Given problem →
Look below and pull out each line with the word "matplotlib".

-- BEGIN --

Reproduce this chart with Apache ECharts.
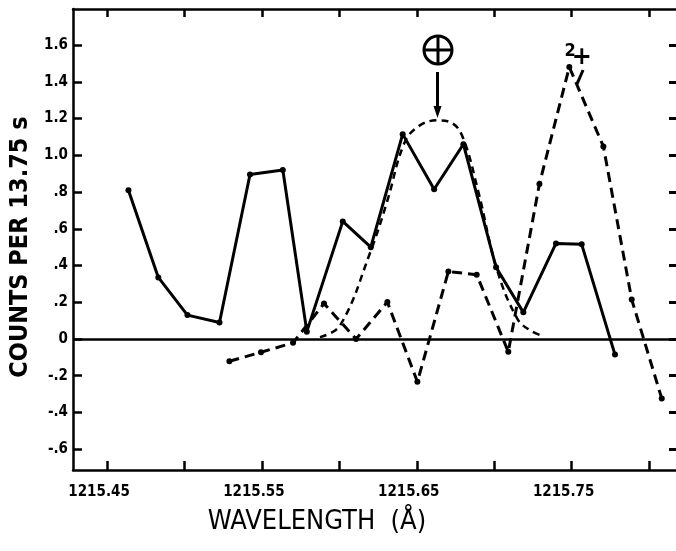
<!DOCTYPE html>
<html>
<head>
<meta charset="utf-8">
<script src="https://cdn.jsdelivr.net/npm/echarts@6/dist/echarts.min.js"></script>
<style>
html, body { margin: 0; padding: 0; background: #fff; }
#chart { width: 676px; height: 551px; }
</style>
</head>
<body>
<div id="chart"></div>
<script>
// observed counts (solid line)
var obsWave = [1215.4638, 1215.4831, 1215.5019, 1215.5226, 1215.5423, 1215.5635, 1215.5790, 1215.6022, 1215.6203,
    1215.6409, 1215.6612, 1215.6801, 1215.7012, 1215.7188, 1215.7399, 1215.7565, 1215.7780];
var obsCounts = [0.81, 0.335, 0.13, 0.09, 0.895, 0.92, 0.04, 0.64, 0.50, 1.115, 0.815, 1.06, 0.39, 0.145, 0.52, 0.515, -0.085];

// residual after the geocoronal fit is taken out (heavy dashed line)
var resWave = [1215.5290, 1215.5494, 1215.5701, 1215.5901, 1215.6108, 1215.6310, 1215.6504, 1215.6704, 1215.6887,
    1215.7091, 1215.7292, 1215.7485, 1215.7705, 1215.7888, 1215.8082];
var resCounts = [-0.121, -0.072, -0.021, 0.193, 0.0, 0.201, -0.233, 0.367, 0.35, -0.07, 0.844, 1.48, 1.048, 0.215, -0.324];

// geocoronal profile (light dashed dome)
var geoWave = [1215.5875, 1215.6005, 1215.6198, 1215.6308, 1215.6418, 1215.6508, 1215.6631, 1215.6728, 1215.6799,
    1215.6896, 1215.7018, 1215.7148, 1215.7232, 1215.7315];
var geoCounts = [0.01, 0.074, 0.468, 0.747, 1.063, 1.156, 1.19, 1.175, 1.094, 0.807, 0.378, 0.112, 0.047, 0.016];

var xTicks = [1215.45, 1215.50, 1215.55, 1215.60, 1215.65, 1215.70, 1215.75, 1215.80];
var xLabels = [1215.45, 1215.55, 1215.65, 1215.75];
var yTicks = [-0.6, -0.4, -0.2, 0, 0.2, 0.4, 0.6, 0.8, 1.0, 1.2, 1.4, 1.6];
var yLabels = ["-.6", "-.4", "-.2", "0", ".2", ".4", ".6", ".8", "1.0", "1.2", "1.4", "1.6"];

// annotation anchors, in data units
var geoMarkAt = [1215.6637, 1.573];
var arrowFrom = [1215.6634, 1.453];
var arrowTo = [1215.6634, 1.203];
var twoAt = [1215.7490, 1.568];
var plusAt = [1215.7565, 1.530];
var slashFrom = [1215.7574, 1.464];
var slashTo = [1215.7535, 1.388];

var font = "'Liberation Sans Narrow', 'DejaVu Sans Condensed', sans-serif";
var ink = "#000";

function pairs(xs, ys) {
    return xs.map(function (x, i) { return [x, ys[i]]; });
}

var chart = echarts.init(document.getElementById("chart"));

var xMin = 1215.428, xMax = 1215.8174, yMin = -0.713, yMax = 1.796;

var option = {
    animation: false,
    backgroundColor: "#fff",
    grid: { left: 73, right: 0, top: 9, bottom: 81, containLabel: false, outerBoundsMode: "none" },
    xAxis: [
        {
            type: "value", position: "bottom", min: xMin, max: xMax,
            name: "WAVELENGTH  (Å)", nameLocation: "middle", nameGap: 38,
            nameTextStyle: { fontFamily: font, fontSize: 27, color: ink, padding: [0, 115, 0, 0] },
            axisLine: { show: true, onZero: false, lineStyle: { color: ink, width: 2.5 } },
            axisTick: { show: true, inside: true, length: 9, customValues: xTicks, lineStyle: { color: ink, width: 2.5 } },
            axisLabel: {
                show: true, customValues: xLabels, margin: 15, color: ink,
                fontFamily: font, fontSize: 15, fontWeight: "bold", padding: [0, 16, 0, 0],
                formatter: function (v) { return v.toFixed(2); }
            },
            splitLine: { show: false }
        },
        {
            type: "value", position: "top", min: xMin, max: xMax,
            axisLine: { show: true, onZero: false, lineStyle: { color: ink, width: 2.5 } },
            axisTick: { show: true, inside: true, length: 8, customValues: xTicks, lineStyle: { color: ink, width: 2.5 } },
            axisLabel: { show: false },
            splitLine: { show: false }
        }
    ],
    yAxis: [
        {
            type: "value", position: "left", min: yMin, max: yMax,
            name: "COUNTS PER 13.75 s", nameLocation: "middle", nameRotate: 90, nameGap: 35,
            nameTextStyle: { fontFamily: font, fontSize: 25, fontWeight: "bold", color: ink, padding: [0, 15, 0, 0] },
            axisLine: { show: true, onZero: false, lineStyle: { color: ink, width: 2.5 } },
            axisTick: { show: true, inside: true, length: 9, customValues: yTicks, lineStyle: { color: ink, width: 2.5 } },
            axisLabel: {
                show: true, customValues: yTicks, margin: 5, color: ink,
                fontFamily: font, fontSize: 15, fontWeight: "bold",
                formatter: function (v) {
                    for (var i = 0; i < yTicks.length; i++) {
                        if (Math.abs(yTicks[i] - v) < 1e-6) return yLabels[i];
                    }
                    return "";
                }
            },
            splitLine: { show: false }
        },
        {
            type: "value", position: "right", min: yMin, max: yMax,
            axisLine: { show: false },
            axisTick: { show: true, inside: true, length: 7, customValues: yTicks, lineStyle: { color: ink, width: 3 } },
            axisLabel: { show: false },
            splitLine: { show: false }
        }
    ],
    series: [
        {
            name: "observed", type: "line", data: pairs(obsWave, obsCounts),
            symbol: "circle", symbolSize: 6, itemStyle: { color: ink },
            lineStyle: { color: ink, width: 3 },
            markLine: {
                silent: true, symbol: "none", label: { show: false },
                lineStyle: { color: ink, width: 2.5, type: "solid" },
                data: [{ yAxis: 0 }]
            }
        },
        {
            name: "residual", type: "line", data: pairs(resWave, resCounts),
            symbol: "circle", symbolSize: 6, itemStyle: { color: ink },
            lineStyle: { color: ink, width: 3, type: [10, 6] }
        },
        {
            name: "geocorona", type: "line", data: pairs(geoWave, geoCounts),
            symbol: "none", smooth: 0.4,
            lineStyle: { color: ink, width: 2.5, type: [7, 5] }
        }
    ]
};

chart.setOption(option);

// annotations: earth symbol with arrow, and the 2+ mark
function px(p) { return chart.convertToPixel({ seriesIndex: 0 }, p); }
var c = px(geoMarkAt), a0 = px(arrowFrom), a1 = px(arrowTo);
var t2 = px(twoAt), tp = px(plusAt), s0 = px(slashFrom), s1 = px(slashTo);
var r = 14;
chart.setOption({
    graphic: [
        { type: "circle", shape: { cx: c[0], cy: c[1], r: r }, style: { fill: "none", stroke: ink, lineWidth: 3 } },
        { type: "line", shape: { x1: c[0] - r, y1: c[1], x2: c[0] + r, y2: c[1] }, style: { stroke: ink, lineWidth: 3 } },
        { type: "line", shape: { x1: c[0], y1: c[1] - r, x2: c[0], y2: c[1] + r }, style: { stroke: ink, lineWidth: 3 } },
        { type: "line", shape: { x1: a0[0], y1: a0[1], x2: a1[0], y2: a1[1] - 8 }, style: { stroke: ink, lineWidth: 3 } },
        { type: "polygon", shape: { points: [[a1[0] - 4, a1[1] - 12], [a1[0] + 4, a1[1] - 12], [a1[0], a1[1]]] }, style: { fill: ink } },
        { type: "text", x: t2[0], y: t2[1], style: { text: "2", fontFamily: font, fontSize: 18, fontWeight: "bold", fill: ink, align: "center", verticalAlign: "middle" } },
        { type: "text", x: tp[0], y: tp[1], style: { text: "+", fontFamily: "DejaVu Sans", fontSize: 24, fontWeight: "bold", fill: ink, align: "center", verticalAlign: "middle" } },
        { type: "line", shape: { x1: s0[0], y1: s0[1], x2: s1[0], y2: s1[1] }, style: { stroke: ink, lineWidth: 3 } }
    ]
});
</script>
</body>
</html>
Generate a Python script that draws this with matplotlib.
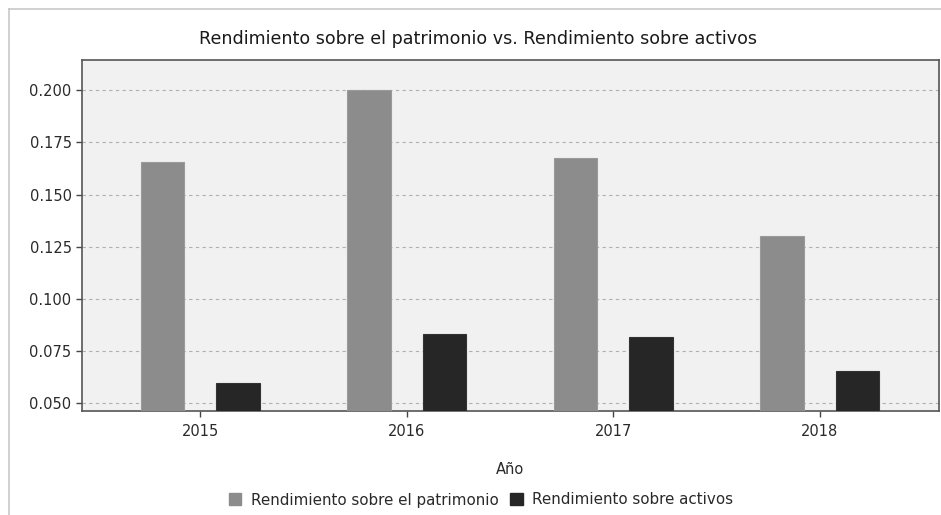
import numpy as np
import matplotlib
matplotlib.use("Agg")
import matplotlib.pyplot as plt
from matplotlib.lines import Line2D

# data
years = ["2015", "2016", "2017", "2018"]
roe = [0.1656, 0.2001, 0.1676, 0.1302]
roa = [0.0599, 0.0834, 0.0820, 0.0657]
series_names = ["Rendimiento sobre el patrimonio", "Rendimiento sobre activos"]
y_ticks = [0.050, 0.075, 0.100, 0.125, 0.150, 0.175, 0.200]

plt.rcParams['font.family'] = ['DejaVu Sans']

fig = plt.figure(figsize=(9.41, 5.15), dpi=100)
ax = fig.add_axes([82 / 941, (515 - 410.5) / 515, 857 / 941, 350.5 / 515])
ax.set_facecolor('#f1f1f1')

x = np.arange(len(years))
w = 0.21
ax.bar(x - 0.183, roe, w, bottom=0, color='#8c8c8c', edgecolor='#9a9a9a', linewidth=0.8, zorder=3)
ax.bar(x + 0.183, roa, w, bottom=0, color='#262626', edgecolor='#333333', linewidth=0.8, zorder=3)

ax.set_xlim(-0.573, 3.578)
ax.set_ylim(0.0466, 0.2144)
ax.set_yticks(y_ticks)
ax.set_yticklabels([f"{v:.3f}" for v in y_ticks])
ax.set_xticks(x)
ax.set_xticklabels(years)
ax.yaxis.grid(True, color='#b0b0b0', linestyle=(0, (3, 3)), linewidth=0.8, zorder=1)
ax.tick_params(axis='both', labelsize=10.5, colors='#444444', labelcolor='#2a2a2a', length=4, width=1)
ax.tick_params(axis='x', pad=6)
for s in ax.spines.values():
    s.set_color('#555555')
    s.set_linewidth(1.2)

ax.set_xlabel("Año", fontsize=10.5, color='#2a2a2a', labelpad=16)
fig.text(478 / 941, 1 - 39 / 515, "Rendimiento sobre el patrimonio vs. Rendimiento sobre activos",
         ha='center', va='center', fontsize=12.6, color='#1a1a1a')

# frame lines at top and left of the figure
fig.add_artist(Line2D([9 / 941, 1], [1 - 9 / 515, 1 - 9 / 515], color='#c8c8c8', lw=1.2))
fig.add_artist(Line2D([9 / 941, 9 / 941], [0, 1 - 9 / 515], color='#c8c8c8', lw=1.2))

handles = [plt.Rectangle((0, 0), 1, 1, color='#8c8c8c'), plt.Rectangle((0, 0), 1, 1, color='#262626')]
fig.legend(handles, series_names, loc='center', bbox_to_anchor=(481 / 941, 1 - 500 / 515), ncol=2,
           frameon=False, fontsize=10.9, handlelength=0.8, handleheight=0.8, handletextpad=0.65,
           columnspacing=0.8, labelcolor='#2a2a2a')

fig.savefig("out.png", dpi=100)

-- END --

Solution for this exercise →
Generate a Python script that draws this with matplotlib.
import matplotlib
matplotlib.use("Agg")
import matplotlib.pyplot as plt
from matplotlib.lines import Line2D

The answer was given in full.